Nous pouvons néanmoins indiquer deux types d'orientation pour les agences de coopération.
La première consiste à réemployer les crédits obtenus au titre de la formation pour payer les frais pédagogiques des participants. Ce qui a, alors, pour conséquence immédiate, la réduction de l'offre de formation de l'agence à une ou deux activités par an jusqu'à sa quasi-disparition. Autre conséquence, sauf exception, la délégation régionale du CNFPT, l'organisme qui gère les crédits de formation résultant des cotisations des collectivités locales, ne sera nullement incitée à prendre en charge la totalité des besoins spécifiques des bibliothèques. En l'absence d'un organisme régional spécialisé susceptible d'assurer le suivi de ces besoins, la collectivité régionale ne sera pas davantage portée à les prendre en considération. On le voit bien, cette première orientation est une impasse.
La deuxième consiste à agir en organisme de formation, avec toutes les contraintes que cela comporte en termes d'évaluation, de programmation annuelle, de contrôle par les différents partenaires qui apportent leur concours, et de prise en compte des coûts réels. Ainsi, l'offre peut être maintenue, les besoins correctement et régulièrement évalués et des perspectives de développement pour la formation continue des bibliothécaires peuvent être dégagées au sein de l'agence de coopération.
En conclusion de ce tour d'horizon de la coopération, à la fois trop bref et sans doute incomplet, il faut réaffirmer l'indispensable engagement des collectivités locales et de leurs élus à soutenir ses missions.
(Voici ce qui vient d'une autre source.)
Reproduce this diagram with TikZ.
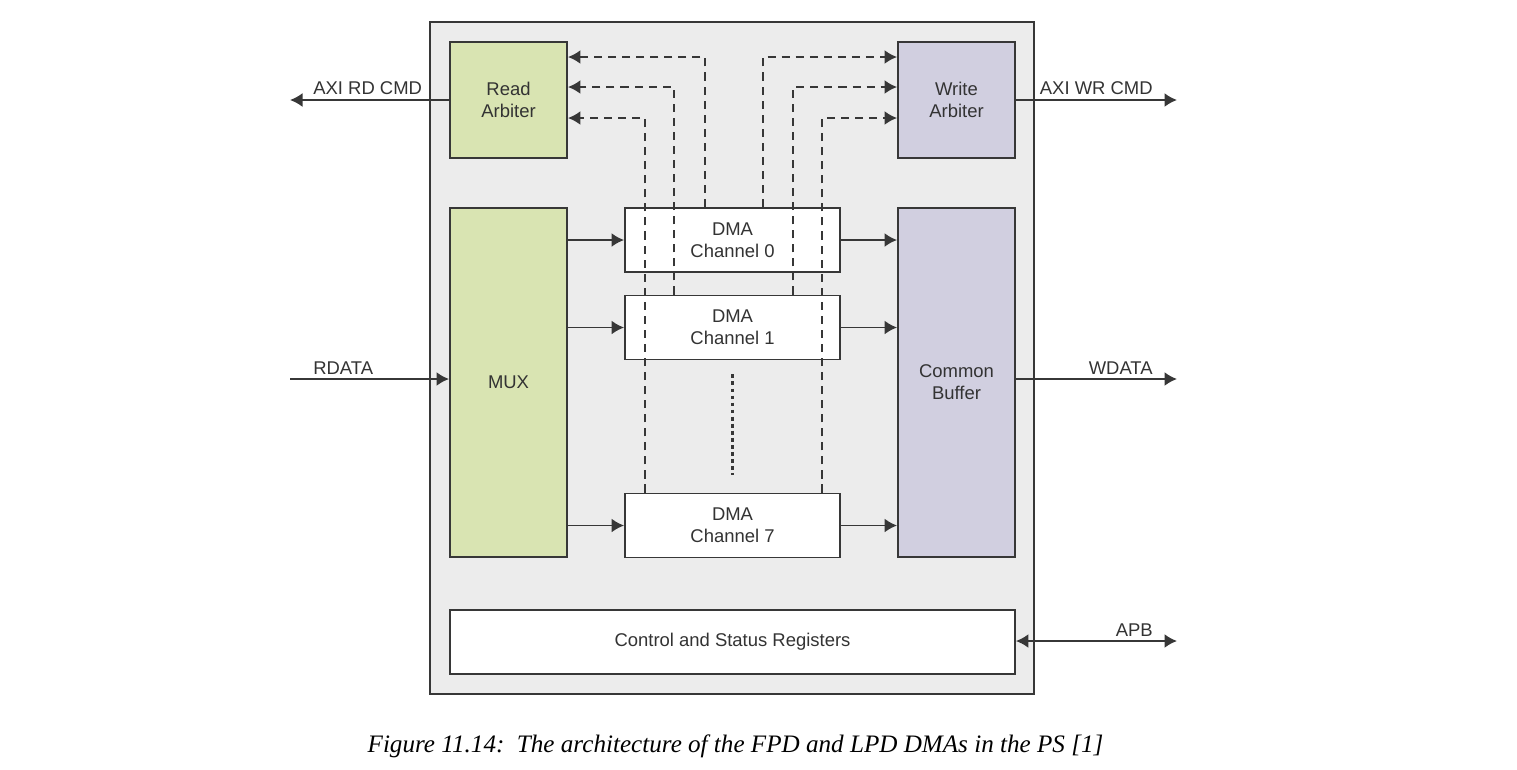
\documentclass[tikz,border=0pt]{standalone}
\usepackage{fontspec}
\setmainfont{Liberation Sans}
\newfontfamily\capfont{Liberation Serif}
\usetikzlibrary{arrows.meta, positioning, calc}

\definecolor{panelgray}{RGB}{236,236,236}
\definecolor{edgegray}{RGB}{55,55,55}
\definecolor{rdgreen}{RGB}{217,228,178}
\definecolor{wrlilac}{RGB}{209,207,224}

\tikzset{
  blk/.style={draw=edgegray, line width=1.1pt, rectangle, fill=white, align=center,
    font=\fontsize{10.5}{12.6}\selectfont, text=black!80},
  sig/.style={->, line width=1.1pt, draw=edgegray},
  ctl/.style={->, line width=1.1pt, draw=edgegray, dash pattern=on 4.6pt off 3.4pt},
  ellip/.style={line width=1.3pt, draw=edgegray, dash pattern=on 2.2pt off 1.8pt},
  lbl/.style={inner sep=0pt, font=\fontsize{10.5}{12.6}\selectfont, text=black!80},
}

\begin{document}
\begin{tikzpicture}[x=0.02cm, y=-0.02cm, >={Latex[length=0.25cm, width=0.28cm]}]
    \useasboundingbox (0,0) rectangle (1517,769);

    % DMA unit
    \node[blk, fill=panelgray, minimum width=12.08cm, minimum height=13.44cm] (dma) at (732,358) {};

    % Arbiters
    \node[blk, fill=rdgreen, minimum width=2.34cm, minimum height=2.32cm] (rdarb) at (508.5,100) {Read\\Arbiter};
    \node[blk, fill=wrlilac, minimum width=2.34cm, minimum height=2.32cm] (wrarb) at (956.5,100) {Write\\Arbiter};

    % MUX and buffer
    \node[blk, fill=rdgreen, minimum width=2.34cm, minimum height=6.98cm] (mux) at (508.5,382.5) {MUX};
    \node[blk, fill=wrlilac, minimum width=2.34cm, minimum height=6.98cm] (buf) at (956.5,382.5) {Common\\Buffer};

    % Channels
    \node[blk, minimum width=4.3cm, minimum height=1.28cm] (ch0) at (732.5,240) {DMA\\Channel 0};
    \node[blk, minimum width=4.3cm, minimum height=1.28cm] (ch1) at (732.5,327.5) {DMA\\Channel 1};
    \node[blk, minimum width=4.3cm, minimum height=1.28cm] (ch7) at (732.5,525.5) {DMA\\Channel 7};
    \draw[ellip] ([yshift=-0.28cm]ch1.south) -- ([yshift=0.36cm]ch7.north);

    % Registers
    \node[blk, minimum width=11.3cm, minimum height=1.28cm] (csr) at (732.5,642) {Control and Status Registers};

    % Data paths
    \foreach \ch in {ch0, ch1, ch7} {
        \draw[sig] (mux.east |- \ch.west) -- (\ch.west);
        \draw[sig] (\ch.east) -- (\ch.east -| buf.west);
    }

    % Command requests
    \foreach \xx/\yy/\ch in {705/57/ch0, 674/87/ch1, 645/118/ch7}
        \draw[ctl] (\ch.north -| \xx,0) |- (rdarb.east |- 0,\yy);
    \foreach \xx/\yy/\ch in {763/57/ch0, 793/87/ch1, 822/118/ch7}
        \draw[ctl] (\ch.north -| \xx,0) |- (wrarb.west |- 0,\yy);

    % External ports
    \coordinate (rdcmd) at (290,100);
    \coordinate (wrcmd) at (1177,100);
    \coordinate (rdin) at (290,379);
    \coordinate (wrout) at (1177,379);
    \coordinate (apb) at (1177,641);
    \draw[sig] (rdarb.west) -- (rdcmd);
    \draw[sig] (wrarb.east) -- (wrcmd);
    \draw[sig] (rdin) -- (rdin -| mux.west);
    \draw[sig] (wrout -| buf.east) -- (wrout);
    \draw[sig, <->] (apb -| csr.east) -- (apb);

    \node[lbl, anchor=base west] (rdcmdlbl) at (313,94) {AXI RD CMD};
    \node[lbl, anchor=base east] (wrcmdlbl) at (1153,94) {AXI WR CMD};
    \node[lbl, anchor=base west] (rdinlbl) at (313,374) {RDATA};
    \node[lbl, anchor=base east] (wroutlbl) at (1153,374) {WDATA};
    \node[lbl, anchor=base east] (apblbl) at (1153,636) {APB};

    % Caption
    \node[inner sep=0pt, anchor=base, font=\capfont\itshape\fontsize{14.3}{17}\selectfont] (caption) at (735.5,752)
        {Figure 11.14:\ \ The architecture of the FPD and LPD DMAs in the PS [1]};
\end{tikzpicture}
\end{document}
Mais, à la différence de 1985-1986, où il ne s'agissait encore que d'une demande d'adhésion à une pétition de principe, en ce début 1991, la coopération doit devenir une politique qui mise sur des objectifs précis et concrets - ils ne manquent pas - susceptibles de dégager des perspectives de développement des bibliothèques mesurables dans le temps.